> **Given problem**:
Give the count of lines in the data that include the string "this", with no added remarks.

> **Raw records**:

╔══

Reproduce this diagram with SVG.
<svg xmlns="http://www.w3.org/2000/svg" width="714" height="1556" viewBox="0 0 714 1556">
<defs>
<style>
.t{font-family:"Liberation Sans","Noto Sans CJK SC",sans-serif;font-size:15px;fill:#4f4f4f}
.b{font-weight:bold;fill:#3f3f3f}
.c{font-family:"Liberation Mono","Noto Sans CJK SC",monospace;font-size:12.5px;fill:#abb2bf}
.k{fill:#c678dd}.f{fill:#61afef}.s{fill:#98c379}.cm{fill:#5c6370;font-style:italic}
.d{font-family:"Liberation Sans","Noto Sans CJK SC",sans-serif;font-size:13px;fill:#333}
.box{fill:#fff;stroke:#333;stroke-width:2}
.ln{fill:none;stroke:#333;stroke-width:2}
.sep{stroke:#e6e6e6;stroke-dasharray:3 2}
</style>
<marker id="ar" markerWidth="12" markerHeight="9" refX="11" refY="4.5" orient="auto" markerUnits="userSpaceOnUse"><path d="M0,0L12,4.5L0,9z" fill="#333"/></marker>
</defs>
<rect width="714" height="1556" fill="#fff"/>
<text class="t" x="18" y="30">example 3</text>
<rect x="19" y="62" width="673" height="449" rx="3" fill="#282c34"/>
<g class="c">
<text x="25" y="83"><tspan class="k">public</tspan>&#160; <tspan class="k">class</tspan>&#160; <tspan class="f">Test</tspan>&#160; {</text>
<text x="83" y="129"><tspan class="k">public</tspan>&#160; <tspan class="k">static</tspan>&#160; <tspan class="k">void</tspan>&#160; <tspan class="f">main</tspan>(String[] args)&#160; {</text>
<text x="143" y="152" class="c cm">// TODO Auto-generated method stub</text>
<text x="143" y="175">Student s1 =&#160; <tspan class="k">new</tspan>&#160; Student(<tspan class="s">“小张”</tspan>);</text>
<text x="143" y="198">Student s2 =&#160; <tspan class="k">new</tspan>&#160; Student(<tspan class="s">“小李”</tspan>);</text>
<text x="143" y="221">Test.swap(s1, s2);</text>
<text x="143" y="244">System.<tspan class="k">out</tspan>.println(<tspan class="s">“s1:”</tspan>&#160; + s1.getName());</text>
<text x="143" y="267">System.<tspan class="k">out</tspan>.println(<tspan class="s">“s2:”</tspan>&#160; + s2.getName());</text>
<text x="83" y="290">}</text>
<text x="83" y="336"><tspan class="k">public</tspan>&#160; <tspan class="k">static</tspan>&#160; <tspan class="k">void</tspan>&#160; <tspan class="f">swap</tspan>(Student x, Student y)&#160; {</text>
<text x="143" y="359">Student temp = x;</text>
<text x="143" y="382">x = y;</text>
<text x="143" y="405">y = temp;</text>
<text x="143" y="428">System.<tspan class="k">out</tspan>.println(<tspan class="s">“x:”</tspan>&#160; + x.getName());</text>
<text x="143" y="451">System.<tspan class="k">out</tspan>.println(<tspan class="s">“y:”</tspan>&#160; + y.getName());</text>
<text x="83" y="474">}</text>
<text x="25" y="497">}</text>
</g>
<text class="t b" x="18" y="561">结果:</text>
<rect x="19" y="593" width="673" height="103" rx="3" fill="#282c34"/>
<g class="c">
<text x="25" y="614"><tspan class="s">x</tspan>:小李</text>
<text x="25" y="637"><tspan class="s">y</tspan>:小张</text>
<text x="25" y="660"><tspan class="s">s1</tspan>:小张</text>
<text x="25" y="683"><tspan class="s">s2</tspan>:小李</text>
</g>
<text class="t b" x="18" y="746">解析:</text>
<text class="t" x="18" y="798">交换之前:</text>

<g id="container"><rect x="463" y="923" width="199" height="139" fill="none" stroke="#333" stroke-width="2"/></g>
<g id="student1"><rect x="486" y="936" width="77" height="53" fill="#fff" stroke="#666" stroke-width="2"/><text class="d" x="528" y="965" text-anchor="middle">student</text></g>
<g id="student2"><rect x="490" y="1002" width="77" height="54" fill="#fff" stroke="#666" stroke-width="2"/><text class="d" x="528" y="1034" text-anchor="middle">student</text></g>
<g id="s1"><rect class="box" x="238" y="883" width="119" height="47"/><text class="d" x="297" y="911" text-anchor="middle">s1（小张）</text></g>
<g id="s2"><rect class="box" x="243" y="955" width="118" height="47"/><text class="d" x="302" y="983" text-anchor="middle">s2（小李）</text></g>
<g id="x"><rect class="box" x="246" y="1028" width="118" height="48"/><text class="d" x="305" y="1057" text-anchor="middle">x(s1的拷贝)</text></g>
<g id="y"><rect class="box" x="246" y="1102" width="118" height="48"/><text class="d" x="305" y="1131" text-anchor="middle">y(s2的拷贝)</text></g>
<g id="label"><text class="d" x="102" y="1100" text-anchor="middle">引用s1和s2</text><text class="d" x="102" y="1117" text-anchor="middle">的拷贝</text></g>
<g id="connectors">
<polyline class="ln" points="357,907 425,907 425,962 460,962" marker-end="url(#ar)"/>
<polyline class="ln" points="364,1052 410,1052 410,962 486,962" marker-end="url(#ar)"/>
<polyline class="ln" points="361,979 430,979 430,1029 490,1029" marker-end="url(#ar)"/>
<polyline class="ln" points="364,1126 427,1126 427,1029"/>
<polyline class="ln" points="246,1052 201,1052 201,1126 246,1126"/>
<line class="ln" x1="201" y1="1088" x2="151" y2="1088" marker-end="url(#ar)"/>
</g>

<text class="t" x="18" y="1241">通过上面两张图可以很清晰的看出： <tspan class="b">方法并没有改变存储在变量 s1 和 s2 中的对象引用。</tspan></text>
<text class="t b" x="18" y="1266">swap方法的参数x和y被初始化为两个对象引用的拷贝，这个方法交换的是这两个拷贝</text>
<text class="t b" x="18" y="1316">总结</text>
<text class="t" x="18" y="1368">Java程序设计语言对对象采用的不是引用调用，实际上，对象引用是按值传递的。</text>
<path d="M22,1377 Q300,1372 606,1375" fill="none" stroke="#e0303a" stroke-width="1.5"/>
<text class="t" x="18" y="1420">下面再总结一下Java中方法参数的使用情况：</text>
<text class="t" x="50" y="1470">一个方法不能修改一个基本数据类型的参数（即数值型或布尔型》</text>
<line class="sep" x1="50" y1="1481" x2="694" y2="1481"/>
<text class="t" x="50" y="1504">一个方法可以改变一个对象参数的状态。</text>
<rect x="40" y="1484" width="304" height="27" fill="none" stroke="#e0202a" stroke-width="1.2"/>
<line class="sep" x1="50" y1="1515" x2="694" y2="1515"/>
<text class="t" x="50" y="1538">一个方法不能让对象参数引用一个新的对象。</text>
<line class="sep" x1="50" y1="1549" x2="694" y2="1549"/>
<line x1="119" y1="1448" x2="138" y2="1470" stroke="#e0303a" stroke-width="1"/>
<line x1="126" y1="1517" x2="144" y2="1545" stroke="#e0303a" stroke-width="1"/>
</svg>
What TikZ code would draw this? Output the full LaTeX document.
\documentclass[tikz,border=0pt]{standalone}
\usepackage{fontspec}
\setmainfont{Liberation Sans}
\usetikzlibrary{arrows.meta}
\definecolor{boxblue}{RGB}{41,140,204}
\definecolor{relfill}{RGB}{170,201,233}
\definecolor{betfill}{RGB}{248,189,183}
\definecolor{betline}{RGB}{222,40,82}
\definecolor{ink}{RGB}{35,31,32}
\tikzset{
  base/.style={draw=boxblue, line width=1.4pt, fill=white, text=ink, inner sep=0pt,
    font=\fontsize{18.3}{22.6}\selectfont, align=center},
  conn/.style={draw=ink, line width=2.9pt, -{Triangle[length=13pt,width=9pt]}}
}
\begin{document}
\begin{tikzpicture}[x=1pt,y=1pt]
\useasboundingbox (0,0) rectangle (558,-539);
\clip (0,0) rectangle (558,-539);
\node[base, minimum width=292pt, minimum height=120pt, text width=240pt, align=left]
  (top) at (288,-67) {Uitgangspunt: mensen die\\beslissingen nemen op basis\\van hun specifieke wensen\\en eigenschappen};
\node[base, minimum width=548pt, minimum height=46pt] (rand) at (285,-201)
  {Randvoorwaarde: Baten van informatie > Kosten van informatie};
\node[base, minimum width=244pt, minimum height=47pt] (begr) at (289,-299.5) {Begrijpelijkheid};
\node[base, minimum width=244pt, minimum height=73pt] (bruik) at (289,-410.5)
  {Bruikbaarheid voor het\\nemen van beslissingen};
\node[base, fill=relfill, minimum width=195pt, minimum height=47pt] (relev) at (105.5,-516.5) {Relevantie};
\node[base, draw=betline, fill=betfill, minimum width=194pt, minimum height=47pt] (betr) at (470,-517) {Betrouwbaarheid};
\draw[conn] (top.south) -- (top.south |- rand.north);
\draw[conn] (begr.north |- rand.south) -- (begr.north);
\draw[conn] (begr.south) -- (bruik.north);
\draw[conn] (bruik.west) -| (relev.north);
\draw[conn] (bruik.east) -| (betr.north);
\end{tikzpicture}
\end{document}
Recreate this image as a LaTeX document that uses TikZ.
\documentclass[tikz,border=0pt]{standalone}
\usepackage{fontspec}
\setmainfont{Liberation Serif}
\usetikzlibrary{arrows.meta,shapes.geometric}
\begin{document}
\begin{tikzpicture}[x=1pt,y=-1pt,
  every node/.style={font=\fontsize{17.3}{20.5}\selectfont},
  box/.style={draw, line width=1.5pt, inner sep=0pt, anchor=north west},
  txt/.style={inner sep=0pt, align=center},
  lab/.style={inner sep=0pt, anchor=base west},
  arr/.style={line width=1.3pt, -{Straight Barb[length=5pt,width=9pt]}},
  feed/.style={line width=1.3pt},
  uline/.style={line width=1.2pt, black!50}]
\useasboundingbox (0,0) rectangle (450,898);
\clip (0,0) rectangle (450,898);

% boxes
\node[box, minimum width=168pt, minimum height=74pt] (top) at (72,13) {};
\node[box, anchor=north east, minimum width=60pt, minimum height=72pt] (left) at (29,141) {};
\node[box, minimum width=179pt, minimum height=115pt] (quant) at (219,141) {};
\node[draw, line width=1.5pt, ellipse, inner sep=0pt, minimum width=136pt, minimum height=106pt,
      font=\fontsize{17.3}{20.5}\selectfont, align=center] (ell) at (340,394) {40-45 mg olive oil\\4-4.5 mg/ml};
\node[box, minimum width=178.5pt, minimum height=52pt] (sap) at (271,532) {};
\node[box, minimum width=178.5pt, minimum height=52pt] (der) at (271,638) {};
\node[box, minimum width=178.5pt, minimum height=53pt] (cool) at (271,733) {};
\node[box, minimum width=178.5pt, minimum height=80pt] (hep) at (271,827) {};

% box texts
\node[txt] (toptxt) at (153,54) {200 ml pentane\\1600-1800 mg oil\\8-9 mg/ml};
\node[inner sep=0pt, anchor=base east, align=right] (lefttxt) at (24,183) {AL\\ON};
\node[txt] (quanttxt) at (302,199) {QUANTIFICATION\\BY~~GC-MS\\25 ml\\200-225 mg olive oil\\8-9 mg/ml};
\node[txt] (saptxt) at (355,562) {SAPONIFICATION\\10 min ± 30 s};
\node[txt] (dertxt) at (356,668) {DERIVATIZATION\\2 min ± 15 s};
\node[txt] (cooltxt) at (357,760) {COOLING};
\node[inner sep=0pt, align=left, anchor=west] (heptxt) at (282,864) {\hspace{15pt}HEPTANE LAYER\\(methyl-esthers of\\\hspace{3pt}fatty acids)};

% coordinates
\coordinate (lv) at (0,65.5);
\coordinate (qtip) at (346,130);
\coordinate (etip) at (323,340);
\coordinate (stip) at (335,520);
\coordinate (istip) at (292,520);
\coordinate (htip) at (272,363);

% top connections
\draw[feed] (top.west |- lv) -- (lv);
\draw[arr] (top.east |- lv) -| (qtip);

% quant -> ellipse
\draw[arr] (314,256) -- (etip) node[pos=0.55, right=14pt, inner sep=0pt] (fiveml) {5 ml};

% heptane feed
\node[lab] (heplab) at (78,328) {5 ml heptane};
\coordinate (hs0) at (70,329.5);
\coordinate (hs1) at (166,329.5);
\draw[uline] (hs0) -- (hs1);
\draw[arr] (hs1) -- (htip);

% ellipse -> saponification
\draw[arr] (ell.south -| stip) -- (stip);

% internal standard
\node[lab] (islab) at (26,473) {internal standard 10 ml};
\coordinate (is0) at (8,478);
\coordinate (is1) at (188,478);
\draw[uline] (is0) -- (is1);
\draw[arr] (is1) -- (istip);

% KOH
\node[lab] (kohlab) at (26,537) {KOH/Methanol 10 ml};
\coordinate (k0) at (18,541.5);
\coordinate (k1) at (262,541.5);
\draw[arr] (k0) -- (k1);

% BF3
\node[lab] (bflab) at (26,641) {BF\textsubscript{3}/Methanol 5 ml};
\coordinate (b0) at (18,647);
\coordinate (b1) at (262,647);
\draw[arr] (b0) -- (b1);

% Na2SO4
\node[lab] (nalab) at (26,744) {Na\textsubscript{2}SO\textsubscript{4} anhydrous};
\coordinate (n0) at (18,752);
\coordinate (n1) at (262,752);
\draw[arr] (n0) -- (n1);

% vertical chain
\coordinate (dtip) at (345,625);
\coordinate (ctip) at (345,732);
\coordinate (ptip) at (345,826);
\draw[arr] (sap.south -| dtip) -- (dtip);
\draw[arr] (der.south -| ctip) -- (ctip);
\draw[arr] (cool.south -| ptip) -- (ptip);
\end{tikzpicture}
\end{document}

╚══

> **Reply**:
3